Extracted records
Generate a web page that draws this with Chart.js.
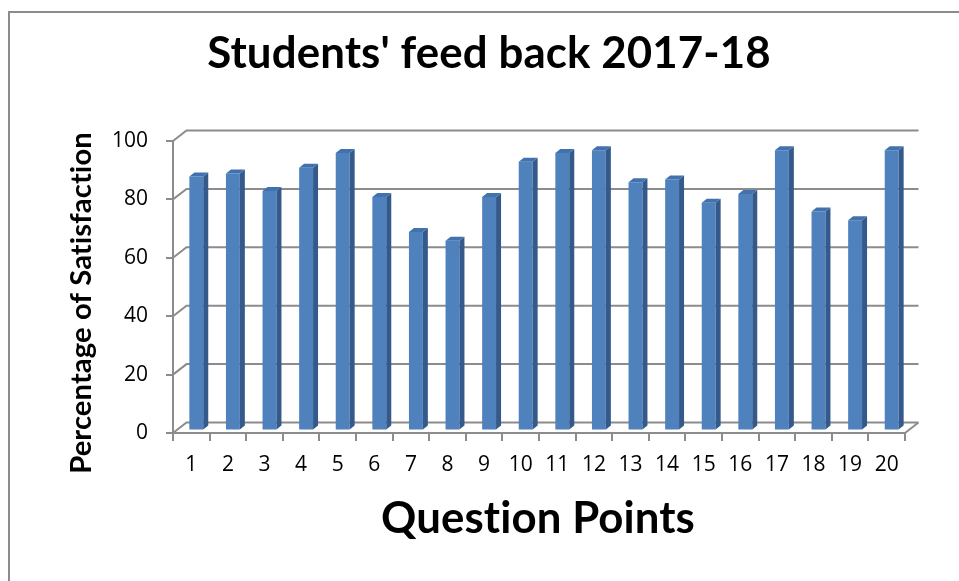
<!DOCTYPE html>
<html><head><meta charset="utf-8">
<script src="https://cdn.jsdelivr.net/npm/chart.js@4.4.1/dist/chart.umd.min.js"></script>
<style>
html,body{margin:0;padding:0;background:#fff;overflow:hidden;}
#wrap{position:relative;width:959px;height:581px;overflow:hidden;}
#frame{position:absolute;left:8px;top:11px;width:980px;height:600px;border-top:2px solid #8c8c8c;border-left:2px solid #8c8c8c;}
canvas{position:absolute;left:0;top:0;}
</style></head><body>
<div id="wrap"><div id="frame"></div><canvas id="c" width="959" height="581"></canvas></div>
<script>
const categories = ['1','2','3','4','5','6','7','8','9','10','11','12','13','14','15','16','17','18','19','20'];
const satisfaction = [87,88,82,90,95,80,68,65,80,92,95,96,85,86,78,81,96,75,72,96];
const yTicks = [0,20,40,60,80,100];
const chartTitle = "Students' feed back 2017-18";
const xTitle = 'Question Points';
const yTitle = 'Percentage of Satisfaction';

const FONT = 'Lato';
const TICK_FONT = '"Open Sans"';
const GRID = '#8c8c8c';
const DEPTH = {dx: 13.5, dy: -10.5};
const BAR_SHIFT = {dx: 5, dy: -2.5};
const BAR_DEPTH = {dx: 5, dy: -4};

function fitSize(ctx, text, weight, target) {
  ctx.font = weight + ' 100px ' + FONT;
  return 100 * target / ctx.measureText(text).width;
}

const depthPlugin = {
  id: 'depth3d',
  beforeDatasetsDraw(chart) {
    const {ctx, chartArea: a, scales: {y}} = chart;
    ctx.save();
    ctx.strokeStyle = GRID;
    ctx.lineWidth = 2;
    yTicks.forEach(v => {
      const py = y.getPixelForValue(v);
      ctx.beginPath();
      ctx.moveTo(a.left, py);
      ctx.lineTo(a.left + DEPTH.dx, py + DEPTH.dy);
      ctx.lineTo(a.right + DEPTH.dx, py + DEPTH.dy);
      if (v === 0) {
        ctx.moveTo(a.right, py);
        ctx.lineTo(a.right + DEPTH.dx, py + DEPTH.dy);
      }
      ctx.stroke();
    });
    ctx.restore();
    ctx.save();
    ctx.translate(BAR_SHIFT.dx, BAR_SHIFT.dy);
  },
  afterDatasetsDraw(chart) {
    const {ctx} = chart;
    const meta = chart.getDatasetMeta(0);
    meta.data.forEach(bar => {
      const {x, y, base, width} = bar.getProps(['x','y','base','width'], true);
      const l = x - width / 2, r = x + width / 2;
      ctx.fillStyle = '#34598b';
      ctx.beginPath();
      ctx.moveTo(r, y); ctx.lineTo(r + BAR_DEPTH.dx, y + BAR_DEPTH.dy);
      ctx.lineTo(r + BAR_DEPTH.dx, base + BAR_DEPTH.dy); ctx.lineTo(r, base);
      ctx.closePath(); ctx.fill();
      ctx.fillStyle = '#4272ad';
      ctx.beginPath();
      ctx.moveTo(l, y); ctx.lineTo(r, y);
      ctx.lineTo(r + BAR_DEPTH.dx, y + BAR_DEPTH.dy); ctx.lineTo(l + BAR_DEPTH.dx, y + BAR_DEPTH.dy);
      ctx.closePath(); ctx.fill();
    });
    ctx.restore();
  },
  afterDraw(chart) {
    const {ctx} = chart;
    ctx.save();
    if ('letterSpacing' in ctx) ctx.letterSpacing = '0.1px';
    ctx.fillStyle = '#000';
    ctx.textAlign = 'center';
    ctx.textBaseline = 'alphabetic';
    let s = fitSize(ctx, chartTitle, 'bold', 562);
    ctx.font = 'bold ' + s + 'px ' + FONT;
    ctx.fillText(chartTitle, 489, 68);
    s = fitSize(ctx, xTitle, 'bold', 313);
    ctx.font = 'bold ' + s + 'px ' + FONT;
    ctx.fillText(xTitle, 538, 533);
    s = fitSize(ctx, yTitle, 'bold', 340);
    ctx.font = 'bold ' + s + 'px ' + FONT;
    ctx.translate(91, 303);
    ctx.rotate(-Math.PI / 2);
    ctx.fillText(yTitle, 0, 0);
    ctx.restore();
  }
};

new Chart(document.getElementById('c'), {
  type: 'bar',
  data: {
    labels: categories,
    datasets: [{
      data: satisfaction,
      backgroundColor: '#4f81bd',
      borderWidth: 0,
      categoryPercentage: 1,
      barPercentage: 0.38
    }]
  },
  options: {
    responsive: false,
    animation: false,
    devicePixelRatio: 1,
    layout: {padding: {left: 113, right: 54, top: 141, bottom: 58}},
    plugins: {legend: {display: false}, tooltip: {enabled: false}, title: {display: false}},
    scales: {
      x: {
        offset: true,
        grid: {offset: true, drawOnChartArea: false, drawTicks: true, tickLength: 8, color: GRID, lineWidth: 2},
        border: {display: true, color: GRID, width: 2},
        ticks: {color: '#000', font: {family: TICK_FONT, size: 21}, padding: 11, maxRotation: 0, autoSkip: false},
        afterFit(s) { s.height = 90; }
      },
      y: {
        min: 0, max: 100,
        grid: {drawOnChartArea: false, drawTicks: true, tickLength: 7, color: GRID, lineWidth: 2},
        border: {display: true, color: GRID, width: 2},
        ticks: {stepSize: 20, color: '#000', font: {family: TICK_FONT, size: 21}, padding: 18},
        afterFit(s) { s.width = 60; }
      }
    }
  },
  plugins: [depthPlugin]
});
</script>
</body></html>
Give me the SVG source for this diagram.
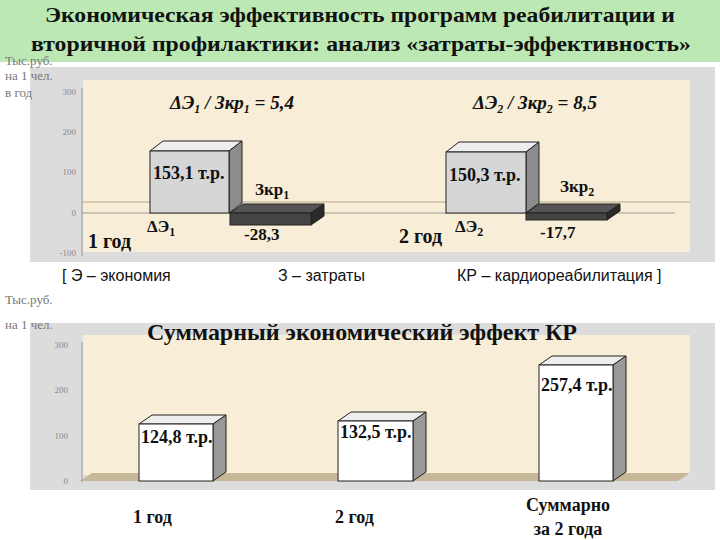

TASK INSTRUCTIONS: Leave the pictures out and write out every entry exactly as given.

EXERCISE RESPONSE:
Generate a web page that draws this with Chart.js.
<!DOCTYPE html>
<html><head><meta charset="utf-8">
<script src="https://cdn.jsdelivr.net/npm/chart.js@4.4.1/dist/chart.umd.min.js"></script>
<style>
html,body{margin:0;padding:0;background:#fff;overflow:hidden;}
#wrap{position:relative;width:959px;height:581px;overflow:hidden;}
#frame{position:absolute;left:8px;top:11px;width:980px;height:600px;border-top:2px solid #8c8c8c;border-left:2px solid #8c8c8c;}
canvas{position:absolute;left:0;top:0;}
</style></head><body>
<div id="wrap"><div id="frame"></div><canvas id="c" width="959" height="581"></canvas></div>
<script>
const categories = ['1','2','3','4','5','6','7','8','9','10','11','12','13','14','15','16','17','18','19','20'];
const satisfaction = [87,88,82,90,95,80,68,65,80,92,95,96,85,86,78,81,96,75,72,96];
const yTicks = [0,20,40,60,80,100];
const chartTitle = "Students' feed back 2017-18";
const xTitle = 'Question Points';
const yTitle = 'Percentage of Satisfaction';

const FONT = 'Lato';
const TICK_FONT = '"Open Sans"';
const GRID = '#8c8c8c';
const DEPTH = {dx: 13.5, dy: -10.5};
const BAR_SHIFT = {dx: 5, dy: -2.5};
const BAR_DEPTH = {dx: 5, dy: -4};

function fitSize(ctx, text, weight, target) {
  ctx.font = weight + ' 100px ' + FONT;
  return 100 * target / ctx.measureText(text).width;
}

const depthPlugin = {
  id: 'depth3d',
  beforeDatasetsDraw(chart) {
    const {ctx, chartArea: a, scales: {y}} = chart;
    ctx.save();
    ctx.strokeStyle = GRID;
    ctx.lineWidth = 2;
    yTicks.forEach(v => {
      const py = y.getPixelForValue(v);
      ctx.beginPath();
      ctx.moveTo(a.left, py);
      ctx.lineTo(a.left + DEPTH.dx, py + DEPTH.dy);
      ctx.lineTo(a.right + DEPTH.dx, py + DEPTH.dy);
      if (v === 0) {
        ctx.moveTo(a.right, py);
        ctx.lineTo(a.right + DEPTH.dx, py + DEPTH.dy);
      }
      ctx.stroke();
    });
    ctx.restore();
    ctx.save();
    ctx.translate(BAR_SHIFT.dx, BAR_SHIFT.dy);
  },
  afterDatasetsDraw(chart) {
    const {ctx} = chart;
    const meta = chart.getDatasetMeta(0);
    meta.data.forEach(bar => {
      const {x, y, base, width} = bar.getProps(['x','y','base','width'], true);
      const l = x - width / 2, r = x + width / 2;
      ctx.fillStyle = '#34598b';
      ctx.beginPath();
      ctx.moveTo(r, y); ctx.lineTo(r + BAR_DEPTH.dx, y + BAR_DEPTH.dy);
      ctx.lineTo(r + BAR_DEPTH.dx, base + BAR_DEPTH.dy); ctx.lineTo(r, base);
      ctx.closePath(); ctx.fill();
      ctx.fillStyle = '#4272ad';
      ctx.beginPath();
      ctx.moveTo(l, y); ctx.lineTo(r, y);
      ctx.lineTo(r + BAR_DEPTH.dx, y + BAR_DEPTH.dy); ctx.lineTo(l + BAR_DEPTH.dx, y + BAR_DEPTH.dy);
      ctx.closePath(); ctx.fill();
    });
    ctx.restore();
  },
  afterDraw(chart) {
    const {ctx} = chart;
    ctx.save();
    if ('letterSpacing' in ctx) ctx.letterSpacing = '0.1px';
    ctx.fillStyle = '#000';
    ctx.textAlign = 'center';
    ctx.textBaseline = 'alphabetic';
    let s = fitSize(ctx, chartTitle, 'bold', 562);
    ctx.font = 'bold ' + s + 'px ' + FONT;
    ctx.fillText(chartTitle, 489, 68);
    s = fitSize(ctx, xTitle, 'bold', 313);
    ctx.font = 'bold ' + s + 'px ' + FONT;
    ctx.fillText(xTitle, 538, 533);
    s = fitSize(ctx, yTitle, 'bold', 340);
    ctx.font = 'bold ' + s + 'px ' + FONT;
    ctx.translate(91, 303);
    ctx.rotate(-Math.PI / 2);
    ctx.fillText(yTitle, 0, 0);
    ctx.restore();
  }
};

new Chart(document.getElementById('c'), {
  type: 'bar',
  data: {
    labels: categories,
    datasets: [{
      data: satisfaction,
      backgroundColor: '#4f81bd',
      borderWidth: 0,
      categoryPercentage: 1,
      barPercentage: 0.38
    }]
  },
  options: {
    responsive: false,
    animation: false,
    devicePixelRatio: 1,
    layout: {padding: {left: 113, right: 54, top: 141, bottom: 58}},
    plugins: {legend: {display: false}, tooltip: {enabled: false}, title: {display: false}},
    scales: {
      x: {
        offset: true,
        grid: {offset: true, drawOnChartArea: false, drawTicks: true, tickLength: 8, color: GRID, lineWidth: 2},
        border: {display: true, color: GRID, width: 2},
        ticks: {color: '#000', font: {family: TICK_FONT, size: 21}, padding: 11, maxRotation: 0, autoSkip: false},
        afterFit(s) { s.height = 90; }
      },
      y: {
        min: 0, max: 100,
        grid: {drawOnChartArea: false, drawTicks: true, tickLength: 7, color: GRID, lineWidth: 2},
        border: {display: true, color: GRID, width: 2},
        ticks: {stepSize: 20, color: '#000', font: {family: TICK_FONT, size: 21}, padding: 18},
        afterFit(s) { s.width = 60; }
      }
    }
  },
  plugins: [depthPlugin]
});
</script>
</body></html>
Give me the SVG source for this diagram.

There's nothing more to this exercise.